The married priest I mentioned had been called and went immediately to the hospital. Daniel was already on the respirator, and soon thereafter little Daniel was gone. The family was in shreds and devastated. They had five kids, and they taught all the kids you never leave the house without telling mom, so she knows where you are.

The priest went home and was at a loss as to what he could say to the family at the funeral. The priest's wife was in Florida visiting her sister at that time, and he was alone. He prepared a TV dinner and sat down to eat and watch the TV news that second evening.

Immediately, he knew Daniel was standing in the room to the right of the TV set during the start of the 6 p.m. news. However, Daniel wouldn't say a word. The priest asked, "Daniel, what do you want." There was no answer, and Daniel left. The next night, the same thing occurred at 6 p.m. Daniel came back to the priest in the same room, said nothing, and left.

At the funeral, as the priest drove up, he was wondering what he could say to the family. The priest came in one door, and the family came in the other. The mother came right to the priest as they entered. She said, "Father, you'll never believe what happened to me. The night after Daniel died, at 6 p.m., I was in the kitchen cooking for the family. Daniel stood right in front of me". The priest asked her if she saw him and she said, "No, but I know my son." Those are powerful words of a mother.
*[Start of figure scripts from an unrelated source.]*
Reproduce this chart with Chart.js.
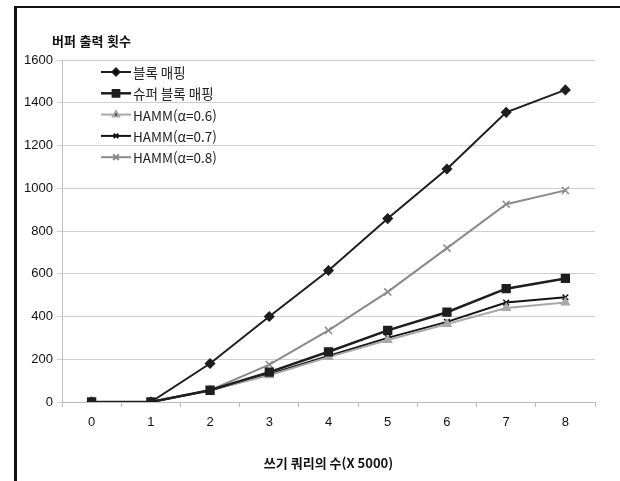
<!DOCTYPE html>
<html lang="ko">
  <head>
    <meta charset="UTF-8" />
    <title>버퍼 출력 횟수</title>
    <script src="https://cdn.jsdelivr.net/npm/chart.js"></script>
    <style>
      body {
        margin: 0;
        padding: 0;
        background: #fff;
      }
      .frame {
        position: relative;
        width: 620px;
        height: 481px;
      }
      .frame .edge-top {
        position: absolute;
        left: 14px;
        top: 6px;
        width: 606px;
        height: 2px;
        background: #111;
      }
      .frame .edge-left {
        position: absolute;
        left: 14px;
        top: 6px;
        width: 3px;
        height: 475px;
        background: #111;
      }
      .ytitle {
        position: absolute;
        left: 52px;
        top: 31px;
        font-family: "Noto Sans CJK KR", sans-serif;
        font-weight: bold;
        font-size: 13px;
        color: #111;
      }
    </style>
  </head>
  <body>
    <div class="frame">
      <canvas id="chart" width="620" height="481"></canvas>
      <div class="edge-top"></div>
      <div class="edge-left"></div>
      <div class="ytitle">버퍼 출력 횟수</div>
    </div>

    <script>
      // data
      const categories = ["0", "1", "2", "3", "4", "5", "6", "7", "8"];
      const seriesNames = ["블록 매핑", "슈퍼 블록 매핑", "HAMM(α=0.6)", "HAMM(α=0.7)", "HAMM(α=0.8)"];
      const blockMapping = [0, 0, 180, 400, 615, 858, 1090, 1355, 1460];
      const superBlockMapping = [0, 0, 55, 140, 235, 335, 420, 530, 578];
      const hamm06 = [0, 0, 55, 125, 210, 290, 365, 440, 465];
      const hamm07 = [0, 0, 55, 130, 215, 300, 375, 465, 490];
      const hamm08 = [0, 0, 55, 175, 335, 515, 720, 925, 990];
      const yTicks = [0, 200, 400, 600, 800, 1000, 1200, 1400, 1600];

      const styles = [
        { color: "#1e1e1e", point: "rectRot", radius: 4.5, width: 2 },
        { color: "#1e1e1e", point: "rect", radius: 5.5, width: 2.5 },
        { color: "#a8a8a8", point: "triangle", radius: 4.5, width: 2 },
        { color: "#141414", point: "crossRot", radius: 4, width: 2 },
        { color: "#8a8a8a", point: "crossRot", radius: 5, width: 2 },
      ];
      const values = [blockMapping, superBlockMapping, hamm06, hamm07, hamm08];

      const datasets = values.map((v, i) => ({
        label: seriesNames[i],
        data: v,
        borderColor: styles[i].color,
        backgroundColor: styles[i].color,
        borderWidth: styles[i].width,
        pointStyle: styles[i].point,
        pointRadius: styles[i].radius,
        pointBorderWidth: 1.5,
        pointBorderColor: styles[i].color,
        pointBackgroundColor: styles[i].color,
        tension: 0,
        fill: false,
      }));

      // legend drawn inside the plot area, top-left
      const innerLegend = {
        id: "innerLegend",
        afterDraw(chart) {
          const ctx = chart.ctx;
          ctx.save();
          chart.data.datasets.forEach((ds, i) => {
            const y = 72 + i * 21.3;
            ctx.strokeStyle = ds.borderColor;
            ctx.lineWidth = ds.borderWidth;
            ctx.beginPath();
            ctx.moveTo(101, y);
            ctx.lineTo(131, y);
            ctx.stroke();
            Chart.helpers.drawPoint(
              ctx,
              { pointStyle: ds.pointStyle, radius: ds.pointRadius * 0.8, borderWidth: 1.5 },
              116,
              y
            );
            ctx.fillStyle = "#222";
            ctx.font = '13.5px "Noto Sans CJK KR", "Liberation Sans", sans-serif';
            ctx.textBaseline = "middle";
            ctx.textAlign = "left";
            ctx.fillText(ds.label, 133, y + 1);
          });
          ctx.restore();
        },
      };

      new Chart(document.getElementById("chart"), {
        type: "line",
        data: { labels: categories, datasets: datasets },
        plugins: [innerLegend],
        options: {
          responsive: false,
          animation: false,
          layout: { padding: { left: 15, right: 25, top: 60, bottom: 0 } },
          plugins: {
            legend: { display: false },
            tooltip: { enabled: false },
          },
          scales: {
            x: {
              offset: true,
              grid: {
                offset: true,
                drawOnChartArea: false,
                drawTicks: true,
                tickLength: 5,
                color: "#bbb",
              },
              border: { color: "#bbb" },
              ticks: {
                color: "#111",
                padding: 8,
                font: { family: "Liberation Sans", size: 13 },
              },
              title: {
                display: true,
                text: "쓰기 쿼리의 수(X 5000)",
                color: "#111",
                padding: { top: 4, bottom: 10 },
                font: { family: "Noto Sans CJK KR", size: 13, weight: "bold" },
              },
              afterFit: (s) => {
                s.height = 79;
              },
            },
            y: {
              min: 0,
              max: 1600,
              afterBuildTicks: (s) => {
                s.ticks = yTicks.map((v) => ({ value: v }));
              },
              grid: {
                color: "#cfcfcf",
                drawTicks: true,
                tickLength: 5,
              },
              border: { color: "#bbb" },
              ticks: {
                color: "#111",
                padding: 4,
                font: { family: "Liberation Sans", size: 13 },
                callback: (v) => String(v),
              },
              afterFit: (s) => {
                s.width = 47;
              },
            },
          },
        },
      });
    </script>
  </body>
</html>
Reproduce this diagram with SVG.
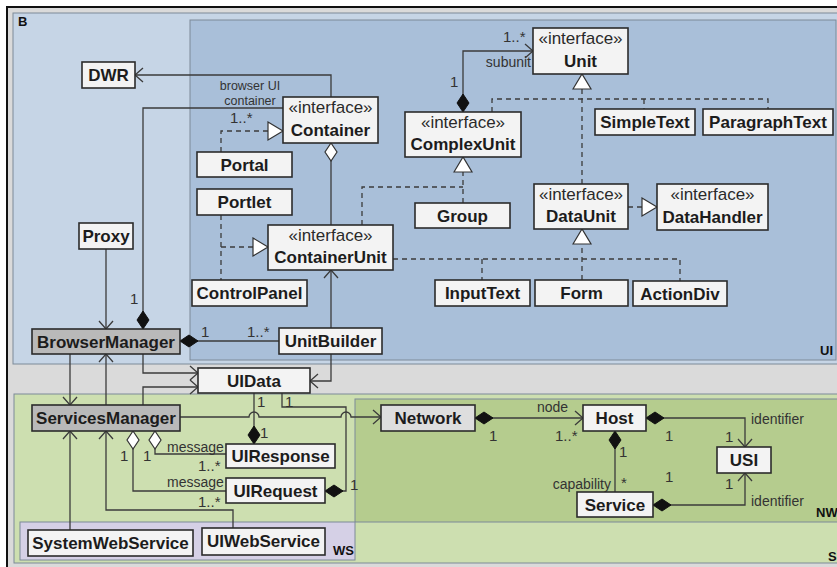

She said Daniel wanted permission to leave, and she told him "no" and started crying. She said he came back the next evening at 6 p.m. She said he asked her the same question, "Can I leave?", and she told him "yes" this time. Then Daniel was gone; the soul of the boy needed permission from mom to leave the house in a continuing relationship of mother and son. Particularity endures.

Particularity of salvation

Third, there is the particularity of the Church; let's call it the particularity of salvation. Probably 25 years ago, in New York City, I had the opportunity to meet briefly the Venerable Francis Xavier Nyugen van Thuan. He was the Archbishop of Saigon or Ho Chi Minh City. He was appointed Archbishop of Saigon when all of Vietnam fell to the communists after the U.S. military pulled out. He was imprisoned for 13 years from 1976 to 1989. He spent nine of those years in solitary confinement. He fashioned a pectoral cross out of wire. He used a few drops of wine (requested for his "stomach ailment") and some crumbs of bread to celebrate the Holy Mass.

He smuggled over a thousand small letters out of solitary confinement to his flock in Vietnam. He taught his guards religious hymns in Latin; they were praying to the Virgin Mary without realizing it. The guards and warden became his friends during his years of confinement, and some converted to the faith. On his release, he forgave them all.

In New York City, I, as a young man who was simply becoming more interested in Catholicism and possibly in the seminary, attended a small Catholic speaking event without knowing who was necessarily speaking. However, I witnessed Vietnamese faithful come into the room and weeping as they met the beloved archbishop. Some prostrated and kissed his feet as they wept. Their great long-suffering and holy archbishop had returned to them, and they wept in profound joy at the mere sight of him! I saw unfold before me the Church's unique gift of particularity.

Amidst all the scandal and crisis in the Church, Holy Mother Church still produces her gifts of particularity, often quietly and many times under suffering, not unlike the gift of the incarnation of Our Lord and Savior and His birth in the stable in the midst of the tragic crisis of man's acute need for redemption in the sweep of salvation history.

No doubt we feel the loss of our dearly beloved Bishop Morlino in this Christmas season; not only of his position, but of him, his special gifts, and his attention to us. In that loss, we subtly pay homage to the gift of particularity that yields not only incarnational love, but also our redemption.

May you and your families have a blessed Christmas in the peace of Jesus Christ, the Savior of the world.